→ DATASET EXTRACT
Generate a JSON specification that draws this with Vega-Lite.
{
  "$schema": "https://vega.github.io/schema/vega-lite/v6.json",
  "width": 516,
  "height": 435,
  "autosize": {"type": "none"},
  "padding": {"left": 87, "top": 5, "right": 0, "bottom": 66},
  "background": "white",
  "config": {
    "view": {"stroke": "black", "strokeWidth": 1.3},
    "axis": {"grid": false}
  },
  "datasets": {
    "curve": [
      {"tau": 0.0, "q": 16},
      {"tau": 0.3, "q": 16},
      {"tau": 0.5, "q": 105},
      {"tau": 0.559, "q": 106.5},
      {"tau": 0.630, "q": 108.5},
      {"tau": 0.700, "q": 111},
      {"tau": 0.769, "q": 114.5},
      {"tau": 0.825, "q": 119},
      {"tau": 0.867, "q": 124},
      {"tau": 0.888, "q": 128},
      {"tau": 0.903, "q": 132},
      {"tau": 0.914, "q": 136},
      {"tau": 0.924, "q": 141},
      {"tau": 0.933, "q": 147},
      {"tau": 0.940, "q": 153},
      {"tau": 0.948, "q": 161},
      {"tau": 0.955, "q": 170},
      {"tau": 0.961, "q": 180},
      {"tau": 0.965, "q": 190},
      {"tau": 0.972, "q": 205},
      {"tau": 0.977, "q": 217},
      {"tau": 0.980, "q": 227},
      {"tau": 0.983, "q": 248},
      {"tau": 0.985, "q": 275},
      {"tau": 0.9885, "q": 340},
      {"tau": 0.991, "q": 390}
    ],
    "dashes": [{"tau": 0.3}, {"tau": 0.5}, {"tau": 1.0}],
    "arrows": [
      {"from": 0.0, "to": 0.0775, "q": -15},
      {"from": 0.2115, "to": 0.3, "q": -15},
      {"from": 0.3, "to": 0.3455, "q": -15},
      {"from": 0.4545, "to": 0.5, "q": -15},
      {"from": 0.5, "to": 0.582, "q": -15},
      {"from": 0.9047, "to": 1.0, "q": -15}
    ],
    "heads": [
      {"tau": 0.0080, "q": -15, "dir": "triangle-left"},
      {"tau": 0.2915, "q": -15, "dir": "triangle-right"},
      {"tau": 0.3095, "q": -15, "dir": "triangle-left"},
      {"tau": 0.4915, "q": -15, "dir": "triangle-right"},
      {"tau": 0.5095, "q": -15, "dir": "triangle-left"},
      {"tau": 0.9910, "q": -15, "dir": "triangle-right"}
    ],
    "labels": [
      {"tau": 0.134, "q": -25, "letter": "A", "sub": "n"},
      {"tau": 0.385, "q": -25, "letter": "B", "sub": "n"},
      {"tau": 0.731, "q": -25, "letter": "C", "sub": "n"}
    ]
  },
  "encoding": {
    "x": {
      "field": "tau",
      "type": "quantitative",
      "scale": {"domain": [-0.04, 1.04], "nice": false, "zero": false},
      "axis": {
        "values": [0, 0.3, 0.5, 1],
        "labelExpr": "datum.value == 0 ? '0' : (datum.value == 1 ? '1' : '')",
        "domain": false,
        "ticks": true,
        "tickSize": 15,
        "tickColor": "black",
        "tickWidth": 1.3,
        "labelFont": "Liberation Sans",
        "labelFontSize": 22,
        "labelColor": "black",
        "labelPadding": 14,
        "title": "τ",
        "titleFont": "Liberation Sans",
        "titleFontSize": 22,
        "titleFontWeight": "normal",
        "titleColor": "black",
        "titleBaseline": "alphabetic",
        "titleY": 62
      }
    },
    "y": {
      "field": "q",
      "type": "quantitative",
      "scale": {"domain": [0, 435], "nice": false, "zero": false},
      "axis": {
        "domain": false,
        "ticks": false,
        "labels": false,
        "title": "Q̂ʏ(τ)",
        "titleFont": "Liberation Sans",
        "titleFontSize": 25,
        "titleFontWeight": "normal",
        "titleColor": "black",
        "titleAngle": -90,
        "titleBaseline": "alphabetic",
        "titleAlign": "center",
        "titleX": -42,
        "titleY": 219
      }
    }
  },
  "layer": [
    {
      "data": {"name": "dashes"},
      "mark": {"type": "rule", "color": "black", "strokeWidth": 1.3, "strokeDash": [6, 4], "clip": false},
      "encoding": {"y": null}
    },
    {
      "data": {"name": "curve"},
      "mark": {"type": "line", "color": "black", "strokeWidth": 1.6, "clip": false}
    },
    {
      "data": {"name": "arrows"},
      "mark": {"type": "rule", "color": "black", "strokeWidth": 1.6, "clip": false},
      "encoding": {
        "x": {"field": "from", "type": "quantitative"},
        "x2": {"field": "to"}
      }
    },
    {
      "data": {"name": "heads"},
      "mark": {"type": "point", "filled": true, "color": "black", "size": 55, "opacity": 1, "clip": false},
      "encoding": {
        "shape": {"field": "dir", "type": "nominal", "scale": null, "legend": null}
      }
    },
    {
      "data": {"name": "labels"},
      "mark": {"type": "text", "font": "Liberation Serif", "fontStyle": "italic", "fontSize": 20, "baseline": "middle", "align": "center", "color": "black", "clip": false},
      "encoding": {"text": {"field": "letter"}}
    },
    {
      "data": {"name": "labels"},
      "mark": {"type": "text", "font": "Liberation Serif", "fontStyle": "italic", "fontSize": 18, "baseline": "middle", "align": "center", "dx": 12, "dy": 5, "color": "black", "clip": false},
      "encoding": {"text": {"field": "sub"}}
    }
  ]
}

→ DO THIS
Repeat the data above, word for word.

→ FINAL RESULT
Generate a JSON specification that draws this with Vega-Lite.
{
  "$schema": "https://vega.github.io/schema/vega-lite/v6.json",
  "width": 516,
  "height": 435,
  "autosize": {"type": "none"},
  "padding": {"left": 87, "top": 5, "right": 0, "bottom": 66},
  "background": "white",
  "config": {
    "view": {"stroke": "black", "strokeWidth": 1.3},
    "axis": {"grid": false}
  },
  "datasets": {
    "curve": [
      {"tau": 0.0, "q": 16},
      {"tau": 0.3, "q": 16},
      {"tau": 0.5, "q": 105},
      {"tau": 0.559, "q": 106.5},
      {"tau": 0.630, "q": 108.5},
      {"tau": 0.700, "q": 111},
      {"tau": 0.769, "q": 114.5},
      {"tau": 0.825, "q": 119},
      {"tau": 0.867, "q": 124},
      {"tau": 0.888, "q": 128},
      {"tau": 0.903, "q": 132},
      {"tau": 0.914, "q": 136},
      {"tau": 0.924, "q": 141},
      {"tau": 0.933, "q": 147},
      {"tau": 0.940, "q": 153},
      {"tau": 0.948, "q": 161},
      {"tau": 0.955, "q": 170},
      {"tau": 0.961, "q": 180},
      {"tau": 0.965, "q": 190},
      {"tau": 0.972, "q": 205},
      {"tau": 0.977, "q": 217},
      {"tau": 0.980, "q": 227},
      {"tau": 0.983, "q": 248},
      {"tau": 0.985, "q": 275},
      {"tau": 0.9885, "q": 340},
      {"tau": 0.991, "q": 390}
    ],
    "dashes": [{"tau": 0.3}, {"tau": 0.5}, {"tau": 1.0}],
    "arrows": [
      {"from": 0.0, "to": 0.0775, "q": -15},
      {"from": 0.2115, "to": 0.3, "q": -15},
      {"from": 0.3, "to": 0.3455, "q": -15},
      {"from": 0.4545, "to": 0.5, "q": -15},
      {"from": 0.5, "to": 0.582, "q": -15},
      {"from": 0.9047, "to": 1.0, "q": -15}
    ],
    "heads": [
      {"tau": 0.0080, "q": -15, "dir": "triangle-left"},
      {"tau": 0.2915, "q": -15, "dir": "triangle-right"},
      {"tau": 0.3095, "q": -15, "dir": "triangle-left"},
      {"tau": 0.4915, "q": -15, "dir": "triangle-right"},
      {"tau": 0.5095, "q": -15, "dir": "triangle-left"},
      {"tau": 0.9910, "q": -15, "dir": "triangle-right"}
    ],
    "labels": [
      {"tau": 0.134, "q": -25, "letter": "A", "sub": "n"},
      {"tau": 0.385, "q": -25, "letter": "B", "sub": "n"},
      {"tau": 0.731, "q": -25, "letter": "C", "sub": "n"}
    ]
  },
  "encoding": {
    "x": {
      "field": "tau",
      "type": "quantitative",
      "scale": {"domain": [-0.04, 1.04], "nice": false, "zero": false},
      "axis": {
        "values": [0, 0.3, 0.5, 1],
        "labelExpr": "datum.value == 0 ? '0' : (datum.value == 1 ? '1' : '')",
        "domain": false,
        "ticks": true,
        "tickSize": 15,
        "tickColor": "black",
        "tickWidth": 1.3,
        "labelFont": "Liberation Sans",
        "labelFontSize": 22,
        "labelColor": "black",
        "labelPadding": 14,
        "title": "τ",
        "titleFont": "Liberation Sans",
        "titleFontSize": 22,
        "titleFontWeight": "normal",
        "titleColor": "black",
        "titleBaseline": "alphabetic",
        "titleY": 62
      }
    },
    "y": {
      "field": "q",
      "type": "quantitative",
      "scale": {"domain": [0, 435], "nice": false, "zero": false},
      "axis": {
        "domain": false,
        "ticks": false,
        "labels": false,
        "title": "Q̂ʏ(τ)",
        "titleFont": "Liberation Sans",
        "titleFontSize": 25,
        "titleFontWeight": "normal",
        "titleColor": "black",
        "titleAngle": -90,
        "titleBaseline": "alphabetic",
        "titleAlign": "center",
        "titleX": -42,
        "titleY": 219
      }
    }
  },
  "layer": [
    {
      "data": {"name": "dashes"},
      "mark": {"type": "rule", "color": "black", "strokeWidth": 1.3, "strokeDash": [6, 4], "clip": false},
      "encoding": {"y": null}
    },
    {
      "data": {"name": "curve"},
      "mark": {"type": "line", "color": "black", "strokeWidth": 1.6, "clip": false}
    },
    {
      "data": {"name": "arrows"},
      "mark": {"type": "rule", "color": "black", "strokeWidth": 1.6, "clip": false},
      "encoding": {
        "x": {"field": "from", "type": "quantitative"},
        "x2": {"field": "to"}
      }
    },
    {
      "data": {"name": "heads"},
      "mark": {"type": "point", "filled": true, "color": "black", "size": 55, "opacity": 1, "clip": false},
      "encoding": {
        "shape": {"field": "dir", "type": "nominal", "scale": null, "legend": null}
      }
    },
    {
      "data": {"name": "labels"},
      "mark": {"type": "text", "font": "Liberation Serif", "fontStyle": "italic", "fontSize": 20, "baseline": "middle", "align": "center", "color": "black", "clip": false},
      "encoding": {"text": {"field": "letter"}}
    },
    {
      "data": {"name": "labels"},
      "mark": {"type": "text", "font": "Liberation Serif", "fontStyle": "italic", "fontSize": 18, "baseline": "middle", "align": "center", "dx": 12, "dy": 5, "color": "black", "clip": false},
      "encoding": {"text": {"field": "sub"}}
    }
  ]
}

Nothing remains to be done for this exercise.